▶ _DATA LINES_:
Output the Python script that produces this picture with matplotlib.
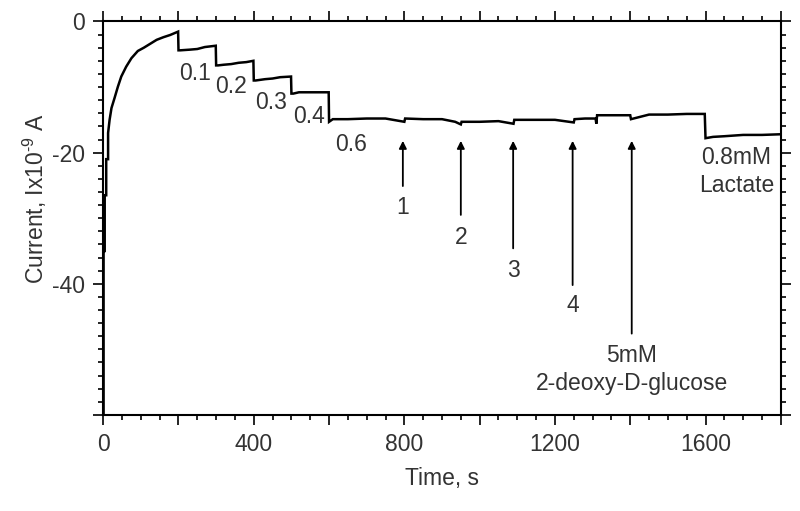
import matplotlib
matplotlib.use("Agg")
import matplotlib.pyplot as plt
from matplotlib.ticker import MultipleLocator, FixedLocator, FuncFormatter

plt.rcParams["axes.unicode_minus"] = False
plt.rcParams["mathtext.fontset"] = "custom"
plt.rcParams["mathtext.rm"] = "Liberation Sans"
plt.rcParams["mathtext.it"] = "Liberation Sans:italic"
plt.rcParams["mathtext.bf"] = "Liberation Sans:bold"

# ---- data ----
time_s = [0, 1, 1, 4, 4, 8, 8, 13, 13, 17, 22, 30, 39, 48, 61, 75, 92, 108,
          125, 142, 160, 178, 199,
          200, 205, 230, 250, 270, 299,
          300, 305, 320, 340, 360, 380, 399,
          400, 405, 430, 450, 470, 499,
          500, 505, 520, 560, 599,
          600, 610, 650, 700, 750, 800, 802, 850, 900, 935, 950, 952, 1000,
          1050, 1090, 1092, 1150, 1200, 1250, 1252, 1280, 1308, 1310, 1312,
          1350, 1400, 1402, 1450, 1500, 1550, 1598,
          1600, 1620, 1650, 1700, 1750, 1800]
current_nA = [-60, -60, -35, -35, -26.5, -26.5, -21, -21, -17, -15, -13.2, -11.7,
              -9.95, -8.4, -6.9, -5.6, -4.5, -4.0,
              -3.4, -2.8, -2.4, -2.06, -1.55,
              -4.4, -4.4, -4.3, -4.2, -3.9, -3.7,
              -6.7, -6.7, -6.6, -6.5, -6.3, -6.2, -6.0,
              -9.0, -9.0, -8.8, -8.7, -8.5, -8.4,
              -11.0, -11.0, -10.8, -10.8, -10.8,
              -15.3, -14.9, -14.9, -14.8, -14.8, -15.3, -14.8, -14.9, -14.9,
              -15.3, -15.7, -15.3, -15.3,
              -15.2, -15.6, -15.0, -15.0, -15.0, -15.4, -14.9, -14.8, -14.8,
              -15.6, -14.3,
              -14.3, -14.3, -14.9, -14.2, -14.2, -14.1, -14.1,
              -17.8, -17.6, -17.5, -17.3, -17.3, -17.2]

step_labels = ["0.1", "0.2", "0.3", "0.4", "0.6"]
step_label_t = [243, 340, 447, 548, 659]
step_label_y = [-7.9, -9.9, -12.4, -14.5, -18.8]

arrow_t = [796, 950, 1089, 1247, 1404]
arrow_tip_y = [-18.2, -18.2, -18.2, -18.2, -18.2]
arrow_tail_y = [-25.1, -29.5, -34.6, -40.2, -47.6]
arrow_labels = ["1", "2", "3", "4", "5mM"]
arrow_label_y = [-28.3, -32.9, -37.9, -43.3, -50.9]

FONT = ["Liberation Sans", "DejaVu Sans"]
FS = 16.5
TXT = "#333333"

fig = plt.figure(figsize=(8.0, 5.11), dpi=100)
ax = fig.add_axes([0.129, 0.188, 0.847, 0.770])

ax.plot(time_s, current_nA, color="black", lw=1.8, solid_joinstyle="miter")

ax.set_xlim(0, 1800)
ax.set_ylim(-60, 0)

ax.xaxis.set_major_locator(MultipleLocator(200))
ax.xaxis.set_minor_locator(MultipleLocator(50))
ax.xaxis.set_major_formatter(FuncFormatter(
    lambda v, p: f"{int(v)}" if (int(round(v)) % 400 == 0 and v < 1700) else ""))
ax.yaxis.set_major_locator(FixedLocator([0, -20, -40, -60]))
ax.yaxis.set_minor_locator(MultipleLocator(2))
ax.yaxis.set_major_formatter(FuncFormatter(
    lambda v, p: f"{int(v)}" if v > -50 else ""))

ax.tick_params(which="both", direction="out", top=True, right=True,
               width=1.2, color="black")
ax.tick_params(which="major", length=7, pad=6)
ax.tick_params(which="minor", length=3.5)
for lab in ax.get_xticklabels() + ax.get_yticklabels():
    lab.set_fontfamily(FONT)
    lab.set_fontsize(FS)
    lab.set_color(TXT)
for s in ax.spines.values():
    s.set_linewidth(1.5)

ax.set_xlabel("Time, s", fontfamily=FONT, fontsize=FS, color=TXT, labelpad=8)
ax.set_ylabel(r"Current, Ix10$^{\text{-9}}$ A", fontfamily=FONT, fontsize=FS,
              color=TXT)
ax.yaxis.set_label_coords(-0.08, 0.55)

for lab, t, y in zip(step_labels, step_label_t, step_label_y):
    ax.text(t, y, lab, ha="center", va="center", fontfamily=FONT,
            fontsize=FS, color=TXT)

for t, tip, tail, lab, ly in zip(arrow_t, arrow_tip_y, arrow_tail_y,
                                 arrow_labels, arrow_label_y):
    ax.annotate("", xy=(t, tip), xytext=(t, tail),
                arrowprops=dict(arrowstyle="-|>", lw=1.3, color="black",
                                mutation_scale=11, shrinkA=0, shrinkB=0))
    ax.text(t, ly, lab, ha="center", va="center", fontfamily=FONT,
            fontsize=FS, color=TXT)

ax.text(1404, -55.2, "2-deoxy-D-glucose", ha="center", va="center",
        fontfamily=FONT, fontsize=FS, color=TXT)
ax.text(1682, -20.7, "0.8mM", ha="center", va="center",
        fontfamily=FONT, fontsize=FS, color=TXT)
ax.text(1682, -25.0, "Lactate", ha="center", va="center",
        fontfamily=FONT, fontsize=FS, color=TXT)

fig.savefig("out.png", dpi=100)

▶ _GOAL OF THE EXERCISE_: Restate the material word for word from its first line through the line containing "from matplotlib.ticker import", both included; the pictures do not belong in it.

▶ _RESPONSE BELOW_:
Output the Python script that produces this picture with matplotlib.
import matplotlib
matplotlib.use("Agg")
import matplotlib.pyplot as plt
from matplotlib.ticker import MultipleLocator, FixedLocator, FuncFormatter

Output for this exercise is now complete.